Adding her voice to concerns about the credibility of official inflation figures, the economist Kate Barker
CBE has urged the UK Statistics Authority to encourage the ONS to conduct its investigation into the Consumer Price Index (CPI) “as swiftly as possible, but without skimping on sound consultation or on statistical resource.”
In a letter dated 6 January 2012 Ms Barker, who served on the Bank of England’s Monetary Policy Committee
(MPC) from 2001 to 2010, said “it might have been preferable for the shift towards the wider use of the CPI to have been delayed until the known weaknesses of this measure had been addressed, and the differential with RPI [Retail Price Index] fully understood. Early resolution and of, and honesty about, these issues seems vital to retain public confidence.”
In December 2003 the CPI inflation rate replaced one based upon the RPI as the Bank of England’s monetary policy target. Subsequently, it has been applied as the statutory measure of inflation to revisions of public-sector pensions and state benefits.
Ms Barker’s letter highlighted some the differences in how the two measures are calculated, specifically the CPI’s exclusion of housing costs, inclusion of university accommodation fees and its use of the ‘formula effect’ to reflect consumers’ substitutions between goods and services as relative prices changed. “Overall, there seemed little reason … to object to the use of CPI as a reasonable definition of inflation for use as the target variable for monetary policy,” she commented.

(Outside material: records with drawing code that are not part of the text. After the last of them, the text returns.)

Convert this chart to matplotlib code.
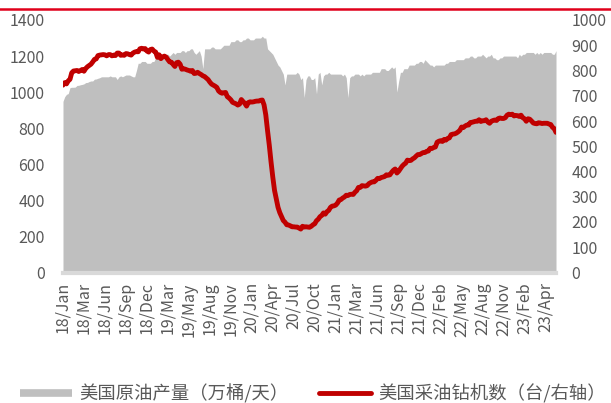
import numpy as np
import matplotlib
matplotlib.use('Agg')
import matplotlib.pyplot as plt
from matplotlib.lines import Line2D

plt.rcParams['font.family'] = ['Noto Sans CJK SC', 'DejaVu Sans']

# weekly data, 2018-01-05 .. 2023-06-02
tick_labels = ['18/Jan', '18/Mar', '18/Jun', '18/Sep', '18/Dec', '19/Mar', '19/May', '19/Aug',
               '19/Nov', '20/Jan', '20/Apr', '20/Jul', '20/Oct', '21/Jan', '21/Mar', '21/Jun',
               '21/Sep', '21/Dec', '22/Feb', '22/May', '22/Aug', '22/Nov', '23/Feb', '23/Apr']

# US crude production (万桶/天)
prod_2018 = [949, 975, 988, 992, 1025, 1027, 1027, 1028, 1037, 1038,
             1041, 1043, 1046, 1053, 1054, 1059, 1062, 1062, 1072, 1073,
             1077, 1080, 1085, 1085, 1085, 1085, 1085, 1090, 1085, 1085,
             1085, 1070, 1085, 1090, 1085, 1090, 1095, 1095, 1095, 1090,
             1085, 1085, 1120, 1160, 1160, 1170, 1170, 1170, 1160, 1160,
             1160, 1170]
prod_2019 = [1170, 1190, 1190, 1190, 1190, 1190, 1200, 1210, 1210, 1200,
             1210, 1220, 1210, 1220, 1220, 1220, 1230, 1230, 1220, 1230,
             1230, 1240, 1240, 1220, 1210, 1220, 1230, 1200, 1130, 1240,
             1240, 1240, 1240, 1250, 1250, 1240, 1240, 1240, 1240, 1250,
             1260, 1260, 1260, 1260, 1280, 1280, 1280, 1290, 1290, 1280,
             1280, 1290]
prod_2020 = [1290, 1300, 1300, 1290, 1290, 1290, 1300, 1300, 1300, 1300,
             1310, 1300, 1300, 1240, 1230, 1220, 1210, 1190, 1170, 1150,
             1140, 1120, 1100, 1040, 1100, 1100, 1100, 1100, 1100, 1100,
             1110, 1100, 1070, 1080, 970, 1070, 1090, 1090, 1070, 1070,
             1080, 990, 1100, 1110, 1040, 1090, 1100, 1100, 1110, 1100,
             1100, 1100, 1100]
prod_2021 = [1100, 1100, 1100, 1090, 1100, 1080, 970, 1080, 1090, 1090,
             1100, 1100, 1100, 1090, 1100, 1090, 1100, 1100, 1100, 1100,
             1110, 1110, 1110, 1110, 1110, 1130, 1130, 1130, 1120, 1120,
             1130, 1140, 1130, 1140, 1000, 1060, 1110, 1110, 1130, 1130,
             1130, 1150, 1150, 1150, 1150, 1160, 1160, 1170, 1170, 1160,
             1180, 1170]
prod_2022 = [1160, 1150, 1150, 1140, 1150, 1150, 1150, 1150, 1150, 1150,
             1160, 1160, 1170, 1170, 1170, 1170, 1180, 1180, 1180, 1180,
             1180, 1190, 1190, 1190, 1200, 1200, 1190, 1190, 1200, 1200,
             1200, 1210, 1200, 1190, 1200, 1200, 1210, 1190, 1190, 1180,
             1180, 1190, 1190, 1200, 1200, 1200, 1200, 1200, 1200, 1200,
             1200, 1190]
prod_2023 = [1210, 1200, 1210, 1210, 1220, 1220, 1220, 1220, 1220, 1210,
             1220, 1210, 1220, 1210, 1220, 1220, 1220, 1220, 1220, 1210,
             1210, 1230]

# US oil rig count (台)
rigs_2018 = [742, 752, 747, 759, 765, 791, 798, 799, 800, 796,
             800, 804, 797, 808, 815, 820, 825, 834, 844, 846,
             859, 861, 862, 863, 862, 858, 863, 863, 858, 861,
             859, 869, 869, 860, 862, 860, 867, 866, 863, 861,
             869, 873, 875, 874, 886, 888, 885, 887, 877, 873,
             883, 885]
rigs_2019 = [877, 873, 852, 862, 847, 854, 857, 853, 843, 834,
             833, 824, 816, 831, 833, 825, 805, 807, 805, 802,
             800, 797, 800, 788, 789, 793, 788, 784, 779, 776,
             770, 764, 754, 746, 742, 738, 733, 719, 713, 710,
             712, 713, 696, 691, 684, 674, 671, 668, 663, 667,
             685, 677]
rigs_2020 = [670, 659, 673, 676, 675, 676, 678, 679, 679, 682,
             683, 664, 624, 562, 504, 438, 378, 325, 292, 258,
             237, 222, 206, 199, 189, 188, 185, 181, 181, 180,
             180, 176, 172, 183, 180, 181, 180, 179, 183, 189,
             193, 205, 211, 221, 226, 236, 231, 241, 246, 258,
             263, 264, 267]
rigs_2021 = [275, 287, 289, 295, 299, 306, 305, 309, 310, 309,
             318, 324, 337, 337, 344, 343, 342, 344, 352, 356,
             359, 359, 365, 373, 372, 376, 378, 380, 387, 385,
             387, 397, 405, 410, 394, 401, 411, 421, 428, 433,
             445, 443, 444, 450, 454, 461, 467, 467, 471, 475,
             475, 480]
rigs_2022 = [481, 492, 491, 495, 497, 516, 520, 522, 519, 527,
             524, 531, 533, 546, 548, 549, 552, 557, 563, 576,
             574, 580, 584, 584, 594, 595, 597, 599, 599, 605,
             598, 601, 601, 605, 596, 591, 599, 602, 604, 602,
             610, 612, 610, 610, 613, 623, 627, 625, 627, 620,
             622, 621]
rigs_2023 = [618, 623, 613, 609, 599, 609, 607, 600, 592, 590,
             589, 593, 592, 590, 591, 591, 591, 588, 586, 575,
             570, 555]

production = prod_2018 + prod_2019 + prod_2020 + prod_2021 + prod_2022 + prod_2023
rigs = rigs_2018 + rigs_2019 + rigs_2020 + rigs_2021 + rigs_2022 + rigs_2023
x = np.arange(len(production))

W, H = 611, 403
fig = plt.figure(figsize=(W / 100, H / 100), dpi=100)
ax = fig.add_axes([63 / W, 1 - 272.5 / H, (556 - 63) / W, (272.5 - 20) / H])

ax.fill_between(x, production, 0, color='#bfbfbf', lw=0)
ax.set_xlim(0, len(x) - 1)
ax.set_ylim(0, 1400)
ax.set_yticks(range(0, 1401, 200))
ax.set_xticks(x[::12])
ax.set_xticklabels(tick_labels, rotation=90, va='top', ha='center')

ax2 = ax.twinx()
ax2.plot(x, rigs, color='#c00000', lw=3.5, solid_capstyle='round', solid_joinstyle='round')
ax2.set_ylim(0, 1000)
ax2.set_yticks(range(0, 1001, 100))

for a in (ax, ax2):
    for s in a.spines.values():
        s.set_visible(False)
    a.tick_params(length=0, colors='#595959', labelsize=11.5)
ax.tick_params(axis='y', pad=13)
ax2.tick_params(axis='y', pad=11)
ax.tick_params(axis='x', pad=7)
ax.axhline(0, color='#d9d9d9', lw=3, clip_on=False, zorder=3)

# red rule at the top of the page
fig.add_artist(Line2D([0, 1], [1 - 9 / H] * 2, transform=fig.transFigure,
                      color='#e0001a', lw=1.8))

handles = [Line2D([], [], color='#bfbfbf', lw=5.5, solid_capstyle='butt'),
           Line2D([], [], color='#c00000', lw=3.5, solid_capstyle='round')]
labels = ['美国原油产量（万桶/天）', '美国采油钻机数（台/右轴）']
fig.legend(handles, labels, loc='center', bbox_to_anchor=(313 / W, 1 - 394 / H),
           ncol=2, frameon=False, fontsize=13.2, handlelength=2.8,
           handletextpad=0.4, columnspacing=1.7, labelcolor='#595959')

fig.savefig('out.png', dpi=100)
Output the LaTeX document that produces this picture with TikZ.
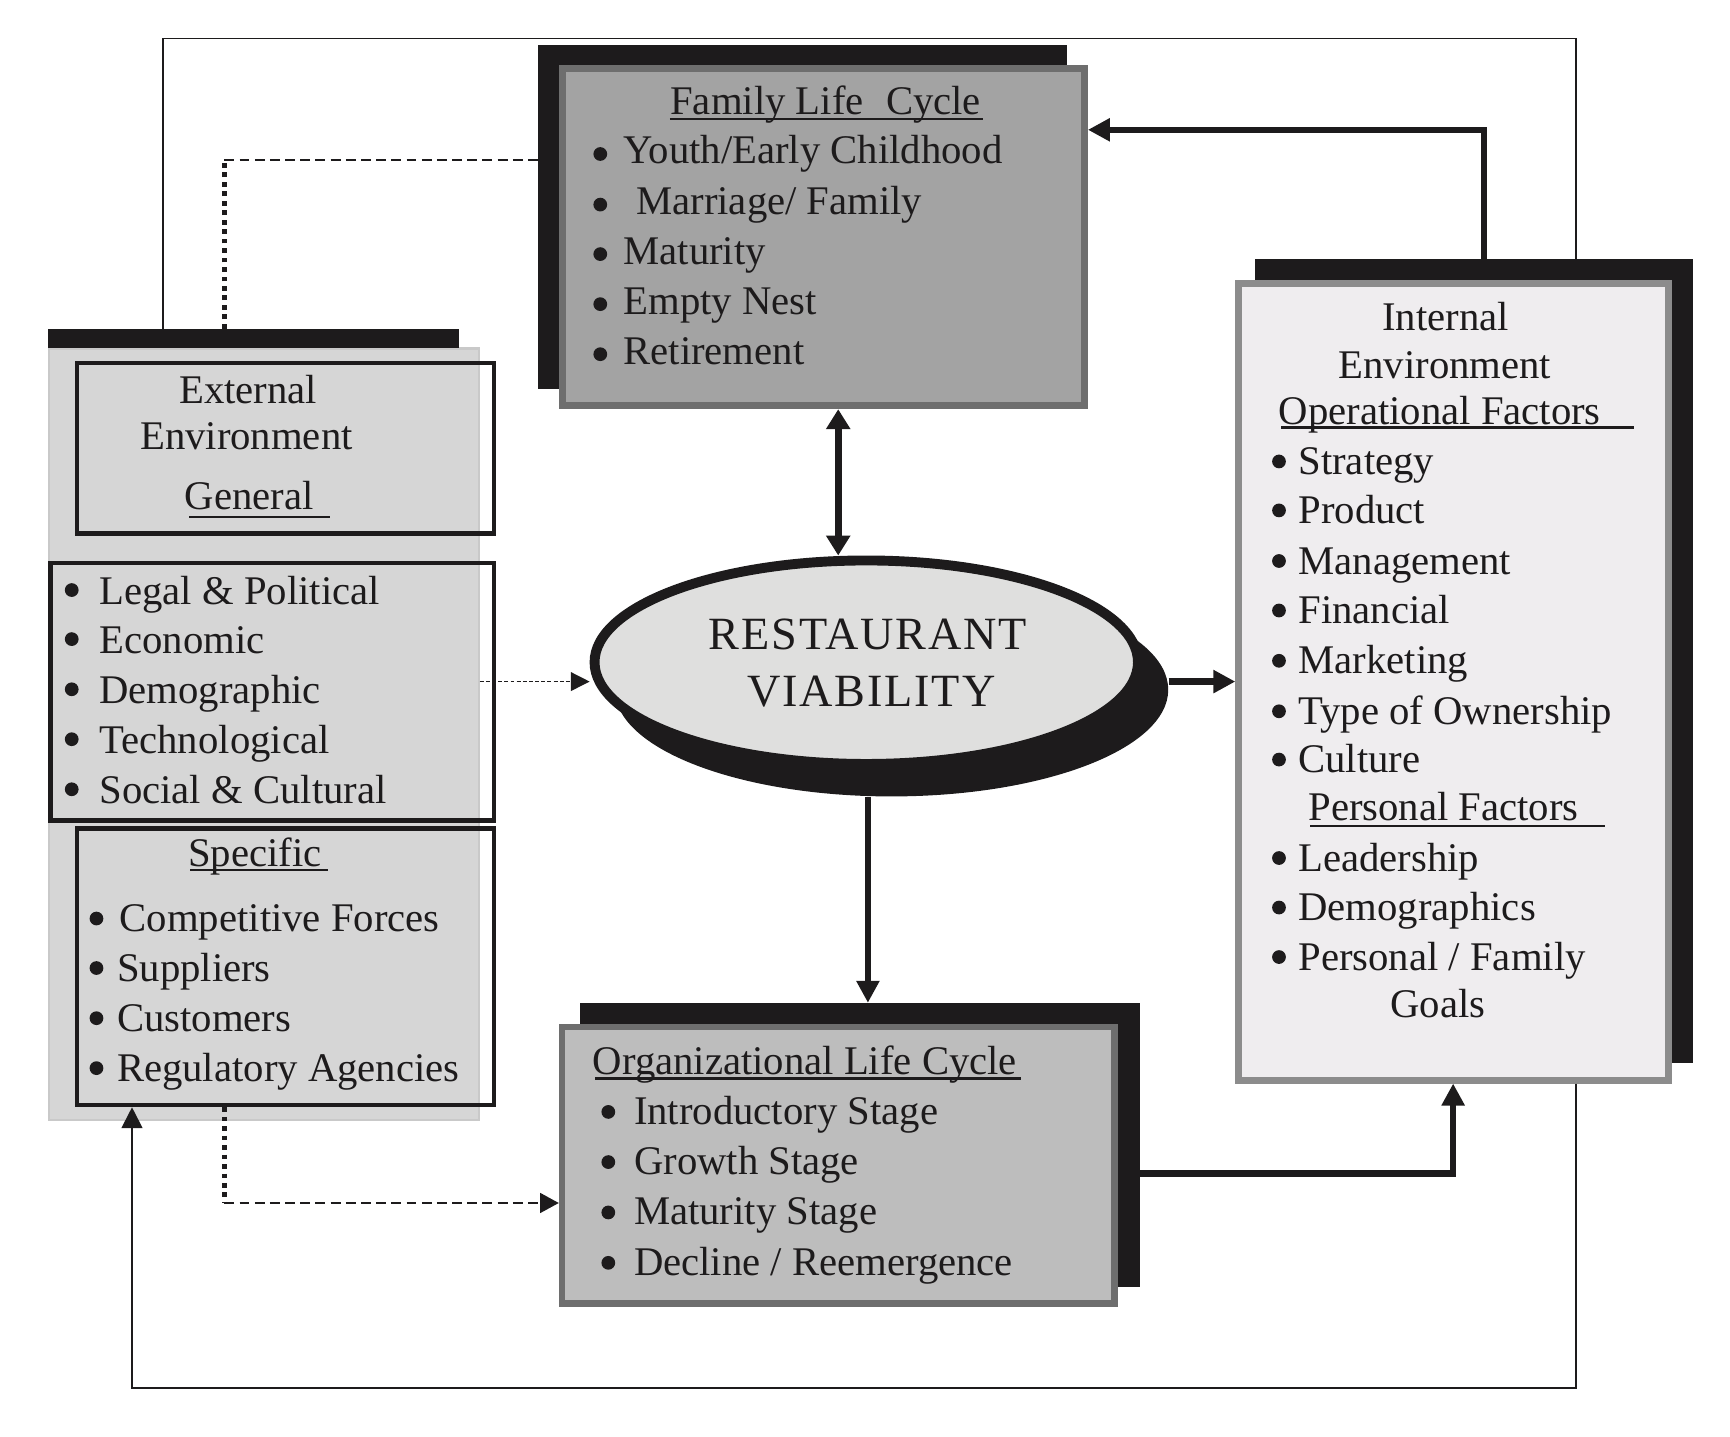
\documentclass[tikz,border=0pt]{standalone}
\usepackage{fontspec}
\setmainfont{Liberation Serif}
\newfontfamily\ellfont[LetterSpace=4]{Liberation Serif}
\usetikzlibrary{arrows.meta,shapes.geometric,fit}
\newdimen\ux \ux=0.5pt
\definecolor{blk}{HTML}{1D1B1C}
\definecolor{famfill}{HTML}{A3A3A3}
\definecolor{orgfill}{HTML}{BDBDBD}
\definecolor{bordgray}{HTML}{6E6E6E}
\definecolor{intfill}{HTML}{EFEDEF}
\definecolor{intbord}{HTML}{8C8C8C}
\definecolor{extfill}{HTML}{D6D6D6}
\definecolor{extedge}{HTML}{C9C9C9}
\definecolor{ellfill}{HTML}{DFDFDE}
% name, bullet x, text x, baseline y, text, bullet rise
\newcommand\bitem[6]{\node[bul] (#1b) at (#2,#4-#6) {}; \node[txt] (#1) at (#3,#4) {#5};}
\begin{document}
\begin{tikzpicture}[x=0.5pt,y=-0.5pt,
  shadowbox/.style={fill=blk,draw=none,inner sep=0pt,outer sep=0pt},
  txt/.style={anchor=base west,inner sep=0pt,font=\fontsize{18.5pt}{22pt}\selectfont,text=blk},
  ctxt/.style={txt,anchor=base},
  bul/.style={circle,fill=blk,draw=none,inner sep=0pt,minimum size=12.5\ux},
  ul/.style={draw=blk,line width=1pt},
  thickline/.style={draw=blk,line width=3pt},
  thickarrow/.style={thickline,-{Triangle[length=10pt,width=10pt]}},
  dblarrow/.style={thickline,{Triangle[length=9pt,width=10.5pt]}-{Triangle[length=9pt,width=10.5pt]}},
  thinline/.style={draw=blk,line width=0.9pt},
  thinarrow/.style={thinline,-{Triangle[length=9.5pt,width=9.5pt]}},
  dotv/.style={draw=blk,line width=2.1pt,dash pattern=on 2.15pt off 2.15pt},
  dashh/.style={draw=blk,line width=1pt,dash pattern=on 4.5pt off 2.4pt},
  dashfine/.style={draw=blk,line width=0.6pt,dash pattern=on 1.8pt off 1pt,-{Triangle[length=8.5pt,width=8.5pt]}},
  boxstyle/.style={inner sep=0pt}
]
\useasboundingbox (0,0) rectangle (1572.7,1305.5);

% ---------- External environment ----------
\node[boxstyle,fill=extfill,draw=extedge,line width=1pt,fit={(44.5,316.9) (435.1,1018.2)}] (extP) {};
\node[shadowbox,fit={(44,298.7) (417,316.4)}] (extBar) {};
\node[boxstyle,draw=blk,line width=2pt,fit={(70,330) (449,485)}] (gen) {};
\node[boxstyle,draw=blk,line width=2pt,fit={(46,511.7) (449,746)}] (lst) {};
\node[boxstyle,draw=blk,line width=2pt,fit={(70,753) (449,1004.6)}] (spc) {};

% ---------- Family life cycle ----------
\node[shadowbox,fit={(489,41) (970,354)}] (famS) {};
\node[boxstyle,fill=famfill,draw=bordgray,line width=3.2pt,fit={(511.2,62.2) (985.8,368.8)}] (fam) {};

% ---------- Internal environment ----------
\node[shadowbox,fit={(1141,235.7) (1539,966)}] (intS) {};
\node[boxstyle,fill=intfill,draw=intbord,line width=3.1pt,fit={(1126.1,257.6) (1516.9,981.9)}] (int) {};

% ---------- Organizational life cycle ----------
\node[shadowbox,fit={(527,911.6) (1036,1170)}] (orgS) {};
\node[boxstyle,fill=orgfill,draw=bordgray,line width=3pt,fit={(511,933.5) (1013,1185)}] (org) {};

% ---------- Ellipse ----------
\node[ellipse,fill=blk,inner sep=0pt,minimum width=503\ux,minimum height=194\ux] (ellS) at (810.5,627) {};
\node[ellipse,draw=blk,fill=ellfill,line width=4.5pt,inner sep=0pt,minimum width=494\ux,minimum height=185\ux] (ell) at (787.5,602) {};
\node[ctxt,font=\ellfont\fontsize{21pt}{24pt}\selectfont] (rv1) at (789,590.7) {RESTAURANT};
\node[ctxt,font=\ellfont\fontsize{21pt}{24pt}\selectfont] (rv2) at (792,642) {VIABILITY};

% ---------- Texts: family ----------
\node[txt] (famT) at (609,104.5) {Family Life\hspace{0.3em} Cycle};
\draw[ul] (609,108.3) -- (894,108.3);
\bitem{f1}{545.7}{566.4}{149}{Youth/Early Childhood}{9}
\bitem{f2}{545.7}{578}{195}{Marriage/ Family}{9}
\bitem{f3}{545.7}{566.4}{240}{Maturity}{9}
\bitem{f4}{545.7}{566.4}{285.5}{Empty Nest}{9}
\bitem{f5}{545.7}{566.4}{331}{Retirement}{9}

% ---------- Texts: internal ----------
\node[ctxt] (i0a) at (1314,300) {Internal};
\node[ctxt] (i0b) at (1313.5,344) {Environment};
\node[txt] (i0c) at (1162,386) {Operational Factors};
\draw[ul] (1164.6,388.7) -- (1485.5,388.7);
\bitem{i1}{1162.7}{1180}{431.5}{Strategy}{12}
\bitem{i2}{1162.7}{1180}{476}{Product}{12}
\bitem{i3}{1162.7}{1180}{522}{Management}{12}
\bitem{i4}{1162.7}{1180}{567}{Financial}{12}
\bitem{i5}{1162.7}{1180}{612.7}{Marketing}{12}
\bitem{i6}{1162.7}{1180}{658.6}{Type of Ownership}{12}
\bitem{i7}{1162.7}{1180}{702.5}{Culture}{12}
\node[txt] (ipf) at (1189,746) {Personal Factors};
\draw[ul] (1191,750.7) -- (1459,750.7);
\bitem{i8}{1162.7}{1180}{792}{Leadership}{12}
\bitem{i9}{1162.7}{1180}{837}{Demographics}{12}
\bitem{i10}{1162.7}{1180}{882}{Personal / Family}{12}
\node[ctxt] (i11) at (1307,925) {Goals};

% ---------- Texts: external ----------
\node[ctxt] (e1) at (225.6,367) {External};
\node[ctxt] (e2) at (224,409) {Environment};
\node[ctxt] (e3) at (226.5,463) {General};
\draw[ul] (172,470) -- (300,470);
\bitem{g1}{65.2}{90}{549.4}{Legal \& Political}{13}
\bitem{g2}{65.2}{90}{594}{Economic}{13}
\bitem{g3}{65.2}{90}{639.6}{Demographic}{13}
\bitem{g4}{65.2}{90}{685}{Technological}{13}
\bitem{g5}{65.2}{90}{730.5}{Social \& Cultural}{13}
\node[ctxt] (s0) at (231.8,787.5) {Specific};
\draw[ul] (173,790.7) -- (298,790.7);
\bitem{s1}{87.7}{108.5}{847}{Competitive Forces}{12}
\bitem{s2}{87.7}{106}{892}{Suppliers}{12}
\bitem{s3}{87.7}{106}{937.6}{Customers}{12}
\bitem{s4}{87.7}{106}{983}{Regulatory Agencies}{12}

% ---------- Texts: organizational ----------
\node[txt] (o0) at (538.5,977) {Organizational Life Cycle};
\draw[ul] (541,980.5) -- (928.6,980.5);
\bitem{o1}{553}{576}{1022}{Introductory Stage}{11.2}
\bitem{o2}{553}{576}{1067.6}{Growth Stage}{11.2}
\bitem{o3}{553}{576}{1113.4}{Maturity Stage}{11.2}
\bitem{o4}{553}{576}{1159.2}{Decline / Reemergence}{11.2}

% ---------- Connectors ----------
\coordinate (cA) at (762,0);
\draw[dblarrow] (fam.south -| cA) -- (ell.north -| cA);
\coordinate (cB) at (789,0);
\draw[thickarrow] (ellS.south -| cB) -- (orgS.north -| cB);
\coordinate (cC) at (0,619.6);
\draw[thickarrow] (ellS.east |- cC) -- (int.west |- cC);
\coordinate (cD) at (1349,118);
\draw[thickarrow] (int.north -| cD) |- (fam.east |- cD);
\coordinate (cE) at (1321,1067);
\draw[thickarrow] (orgS.east |- cE) -| (int.south -| cE);

\coordinate (fTL) at (148.4,35);
\coordinate (fTR) at (1433,35);
\draw[thinline] (extBar.north -| fTL) -- (fTL) -- (fTR) -- (int.north -| fTR);
\coordinate (fBR) at (1433,1262);
\coordinate (fBL) at (120,1262);
\draw[thinarrow] (int.south -| fBR) -- (fBR) -- (fBL) -- (spc.south -| fBL);

\coordinate (dT) at (204,145.5);
\draw[dotv] (extBar.north -| dT) -- (dT);
\draw[dashh] (dT) -- (famS.west |- dT);
\coordinate (dB) at (204,1093.6);
\draw[dotv] (spc.south -| dB) -- (dB);
\draw[dashh,-{Triangle[length=8.5pt,width=9pt]}] (dB) -- (org.west |- dB);

\coordinate (cF) at (0,619.6);
\draw[dashfine] (extP.east |- cF) -- (ell.west |- cF);
\end{tikzpicture}
\end{document}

But she went on to catalogue some of the CPI’s disadvantages in the public perception of inflation. “Firstly, the rapid rise in house prices led to a view that the CPI was a misleading target for monetary policy. This view is largely mistaken, but the present composition of the CPI makes it hard to refute. Secondly, it added to existing confusion in commentary about wage increases, due to the unfortunate habit in some parts of the media of referring to any wage increase above the present inflation rate as ‘inflationary’ (which it obviously may or may not be).”
Ms Barker also drew attention to “the widening of the formula effect from 2010, increasing the gap between RPI and CPI has added to concerns”. The formula effect keeps the RPI inflation rate – which uses an arithmetic mean at the lowest level of aggregation – consistently higher than the CPI rate, which uses a geometric mean. At the time of the move of the inflation target to CPI ,the RPI was about 0.75–0.8 per cent higher than CPI, but analysis from the Office for Budget Responsibility
, published in November 2011, implies this gap could widen to 1.3-1.5 per cent.
“The question of whether the geometric mean is appropriate to use in the aggregation of prices turns on how far products within a particular grouping are substitutes for the consumer,” wrote Barker. She also highlighted the complexities of measuring housing costs, “as the rental and owner-occupied sectors of the housing market are not perfect substitutes.”
Furthermore, “the change to uprating pensions in some defined benefit schemes by CPI has changed the relationship in some actuarial calculations between projections of price and wage inflation. Alterations to the CPI may shift this relationship again, altering estimates of pension deficits or surpluses,” she observed.
Ms Barker acknowledged that “There is of course no perfect way to measure inflation, and … I certainly do not wish to imply that there should be a return to the RPI.”
But her concern was the possible implication that “the shift to the CPI as presently calculated means that the UK has gone from using an inflation rate which overstates the cost of living to one which understates it. It would therefore seem particularly urgent for the ONS to resolve the question of the choice of formula for all product groups. At present the ONS aims to have considered elasticity of substitution estimates by July 2012. It is very important that their conclusions can then be published for wider discussion and consultation before the CPI calculation is amended.”